While Europeans think of porcini and truffles when the temperature drops, the Japanese gourmand's mind (and palate) turn towards matsutake. These rare and expensive pine mushrooms are grown in cold-climate regions in countries such as China, South Korea and the United States, but the ones from Japan are said to be the most fragrant and have the most delicate taste.
The mushrooms have a thick, long, sturdy stem and when the cap is tightly closed, it resembles a certain male body part, which is probably why it's often viewed as an aphrodisiac. When buying them, check the stems, which should be firm. If the stem is soft, it could mean the mushroom is old or that it is riddled with worms.

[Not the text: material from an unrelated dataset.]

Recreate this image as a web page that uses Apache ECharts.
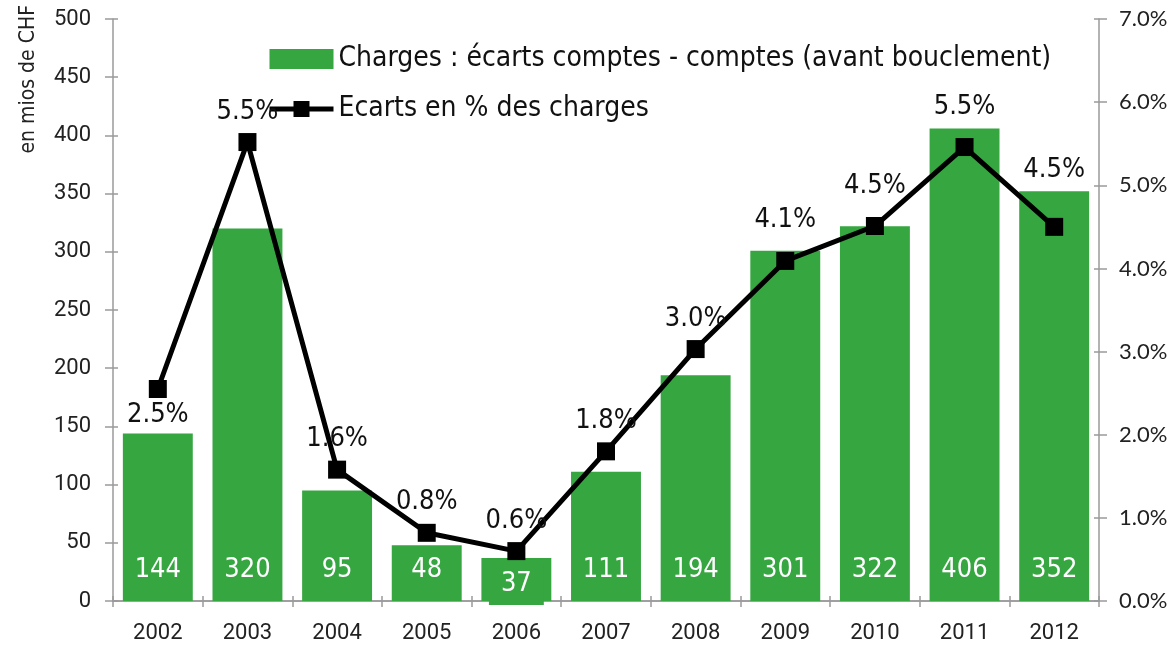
<!DOCTYPE html>
<html>
<head>
<meta charset="utf-8">
<script src="https://cdn.jsdelivr.net/npm/echarts@6/dist/echarts.min.js"></script>
<style>
  html, body { margin: 0; padding: 0; background: #fff; }
  #chart { width: 1176px; height: 646px; }
</style>
</head>
<body>
<div id="chart"></div>
<script>
// données
const years = ['2002', '2003', '2004', '2005', '2006', '2007', '2008', '2009', '2010', '2011', '2012']
const charges = [144, 320, 95, 48, 37, 111, 194, 301, 322, 406, 352]
const ecartsPct = [2.55, 5.52, 1.58, 0.82, 0.6, 1.8, 3.03, 4.09, 4.51, 5.46, 4.5]

const FONT = '"Liberation Sans Narrow", "DejaVu Sans Condensed", "Liberation Sans", sans-serif'
const GREEN = '#36a641'
const AXIS = '#9a9a9a'

const chart = echarts.init(document.getElementById('chart'))

// position des étiquettes du % (comme dans l'original Excel)
const pctLabel = (i) => {
  if (i === 0) return { position: 'bottom', distance: 3 }
  if (i === 10) return { position: 'top', distance: 34 }
  if (i >= 7) return { position: 'top', distance: 18 }
  return { position: 'top', distance: 8 }
}

// axe "fantôme" pour avoir des graduations des deux côtés de l'axe
const innerTicks = { show: true, inside: true, length: 5, lineStyle: { color: AXIS, width: 1.5 } }

const option = {
  animation: false,
  textStyle: { fontFamily: FONT },
  grid: { left: 113, right: 77, top: 19, bottom: 45 },
  legend: {
    orient: 'vertical',
    left: 262,
    top: 40,
    itemWidth: 64,
    itemHeight: 20,
    itemGap: 22,
    textStyle: { fontFamily: FONT, fontSize: 28, color: '#111' },
    data: [
      { name: 'Charges : écarts comptes - comptes (avant bouclement)', icon: 'rect' },
      { name: 'Ecarts en % des charges', lineStyle: { width: 5, color: '#000' }, itemStyle: { color: '#000' } }
    ]
  },
  graphic: [{
    type: 'text',
    left: 18,
    top: 5,
    rotation: Math.PI / 2,
    style: { text: 'en mios de CHF', font: '21px ' + FONT, fill: '#222' }
  }],
  xAxis: [{
    type: 'category',
    data: years,
    axisLine: { lineStyle: { color: AXIS, width: 1.5 } },
    axisTick: { show: true, length: 6, lineStyle: { color: AXIS, width: 1.5 } },
    axisLabel: { fontFamily: 'Roboto', fontSize: 22, color: '#222', margin: 21 }
  }, {
    type: 'category',
    position: 'top',
    data: years,
    axisLine: { lineStyle: { color: AXIS, width: 1.5 } },
    axisTick: { show: false },
    axisLabel: { show: false }
  }, {
    type: 'category',
    position: 'bottom',
    data: years,
    axisLine: { show: false },
    axisTick: innerTicks,
    axisLabel: { show: false }
  }],
  yAxis: [{
    type: 'value',
    min: 0,
    max: 500,
    interval: 50,
    axisLine: { show: true, lineStyle: { color: AXIS, width: 1.5 } },
    axisTick: { show: true, length: 8, lineStyle: { color: AXIS, width: 1.5 } },
    axisLabel: { fontFamily: 'Roboto', fontSize: 22, color: '#222', margin: 22 },
    splitLine: { show: false }
  }, {
    type: 'value',
    min: 0,
    max: 7,
    interval: 1,
    axisLine: { show: true, lineStyle: { color: AXIS, width: 1.5 } },
    axisTick: { show: true, length: 8, lineStyle: { color: AXIS, width: 1.5 } },
    axisLabel: {
      fontFamily: 'Lato', fontSize: 22, color: '#222', margin: 20,
      formatter: v => v.toFixed(1) + '%'
    },
    splitLine: { show: false }
  }, {
    type: 'value',
    position: 'left',
    min: 0,
    max: 500,
    interval: 50,
    axisLine: { show: false },
    axisTick: innerTicks,
    axisLabel: { show: false },
    splitLine: { show: false }
  }, {
    type: 'value',
    position: 'right',
    min: 0,
    max: 7,
    interval: 1,
    axisLine: { show: false },
    axisTick: innerTicks,
    axisLabel: { show: false },
    splitLine: { show: false }
  }],
  series: [{
    name: 'Charges : écarts comptes - comptes (avant bouclement)',
    type: 'bar',
    barWidth: '78%',
    itemStyle: { color: GREEN },
    data: charges.map((v, i) => {
      if (i !== 4) return v
      return {
        value: v,
        label: { backgroundColor: GREEN, padding: [6, 12, 8, 12], distance: -4 }
      }
    }),
    label: {
      show: true,
      position: 'insideBottom',
      distance: 18,
      color: '#fff',
      fontFamily: FONT,
      fontSize: 27
    }
  }, {
    name: 'Ecarts en % des charges',
    type: 'line',
    yAxisIndex: 1,
    symbol: 'rect',
    symbolSize: 18,
    lineStyle: { color: '#000', width: 5 },
    itemStyle: { color: '#000' },
    data: ecartsPct.map((v, i) => ({ value: v, label: pctLabel(i) })),
    label: {
      show: true,
      color: '#111',
      fontFamily: FONT,
      fontSize: 27,
      formatter: p => p.value.toFixed(1) + '%'
    },
    z: 5
  }]
}

chart.setOption(option)
</script>
</body>
</html>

The texture of the matsutake is dense and meaty. The flavour is best appreciated in simple preparations. The mushrooms can be grilled until slightly charred then seasoned with a little salt; steamed over rice; or dropped into a bowl of hot broth then quickly covered with a lid so the fragrance is sealed in and the mushroom poaches gently.

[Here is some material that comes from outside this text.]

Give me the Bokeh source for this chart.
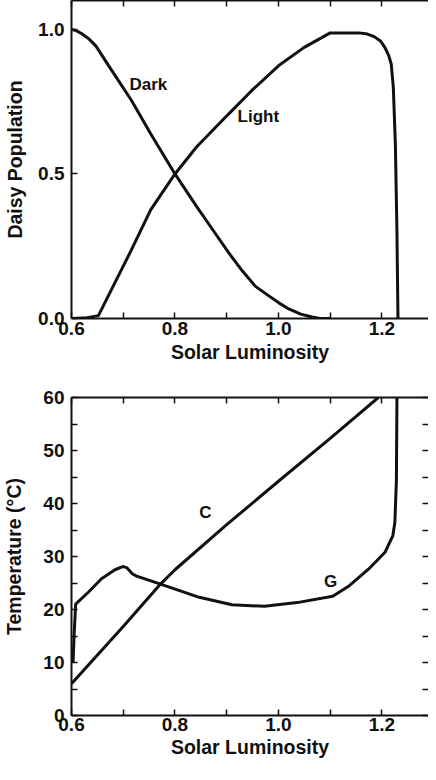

For a slightly more labour-intensive preparation, lightly season the matsutake with a little sake and soy sauce, seal tightly in foil or parchment paper, then grill or bake briefly. Unwrap the parcels, being careful to capture all the liquid inside, and eat with steamed rice.
For a Western preparation, saute the matsutake with butter, a little sliced garlic, a splash of white wine and salt and pepper, then serve with plenty of crusty bread to soak up the flavourful sauce.